2 réflexions sur “Et si c’était à refaire ?”

  1. Très intéressant. On parle peu de ce type de pratiques, j’ai eu souvent l’impression de bousculer trop de choses chez mes collègues quand j’y faisais allusion (en touchant au lien très personnel prof-élèves ?). Mais ce « retour sur » me semble une hygiène indispensable, pas là uniquement pour flatter le narcissisme (il y a des retours raides, tout aussi instructifs que les autres).
    Sinon, une question que je n’ai pas résolue : faut-il des questions techniques, comme ici (« quel chapitre… »), qui ont le mérite de la précision, ou des questions plus larges (« ce qui m’a plu-déplu »), vagues mais qui peuvent peut-être laisser surgir des éléments de fond quant au rapport à l’apprentissage.

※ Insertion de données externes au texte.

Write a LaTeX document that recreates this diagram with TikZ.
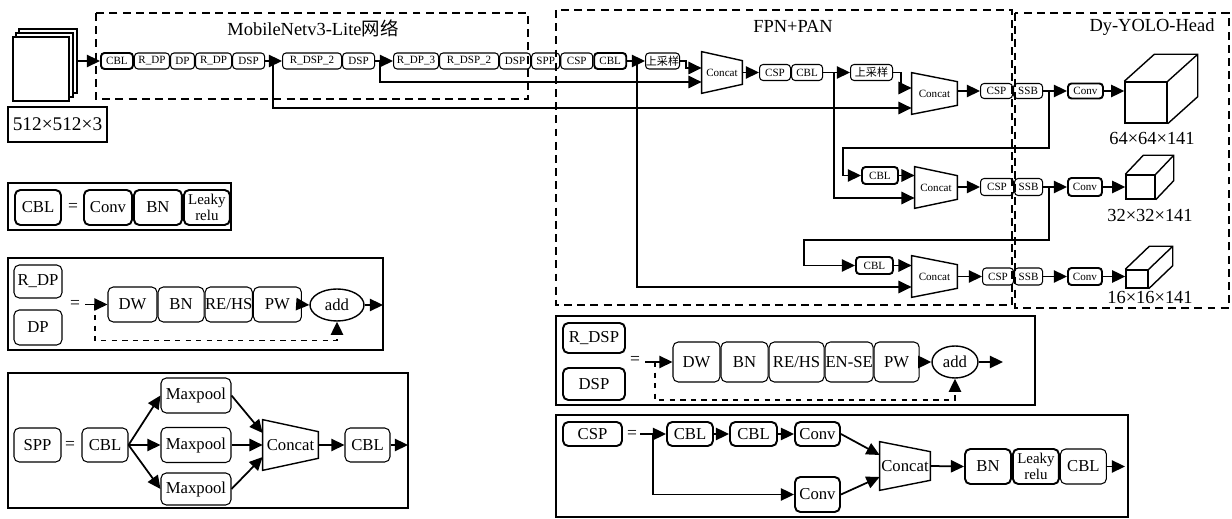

  2. Merci pour ce retour. C’est vrai que j’ai peu l’occasion d’évoquer cette pratique avec des collègues, sauf dans des situations de co-intervention où j’ai eu tendance à l’imposer et où les collègues étaient souvent surpris de son intérêt pour l’enseignant.
    Pour la formulation des questions, je pense que cela dépend aussi de l’échelle du questionnaire : quand il s’agit d’interroger une activité précise, les questions ont finalement plutôt intérêt à être précises. Sinon, les élèves l’informent comme s’ils répondaient à un questionnaire de satisfaction et c’est moins riche.
    Pour le bilan de fin d’année, je préfère une formulation assez ouverte, qui leur permet de dépasser le cadre des séquences, s’ils le souhaitent. Mon expérience m’a montré que lorsque les élèves raisonnent par séquences, ils ont plus tendance à justifier par leurs goûts personnels ce qui est moins vrai quand ils raisonnent par activité. J’aime bien leur laisser le choix de l’échelle à laquelle ils raisonnent.
    Je conserve toujours le « et si c’était à refaire ? », on ne peut plus ouvert, qui me permet de récupérer des réponses plus libres et parfois très riches quant aux pistes d’améliorations ou d’approfondissement de ma pratique.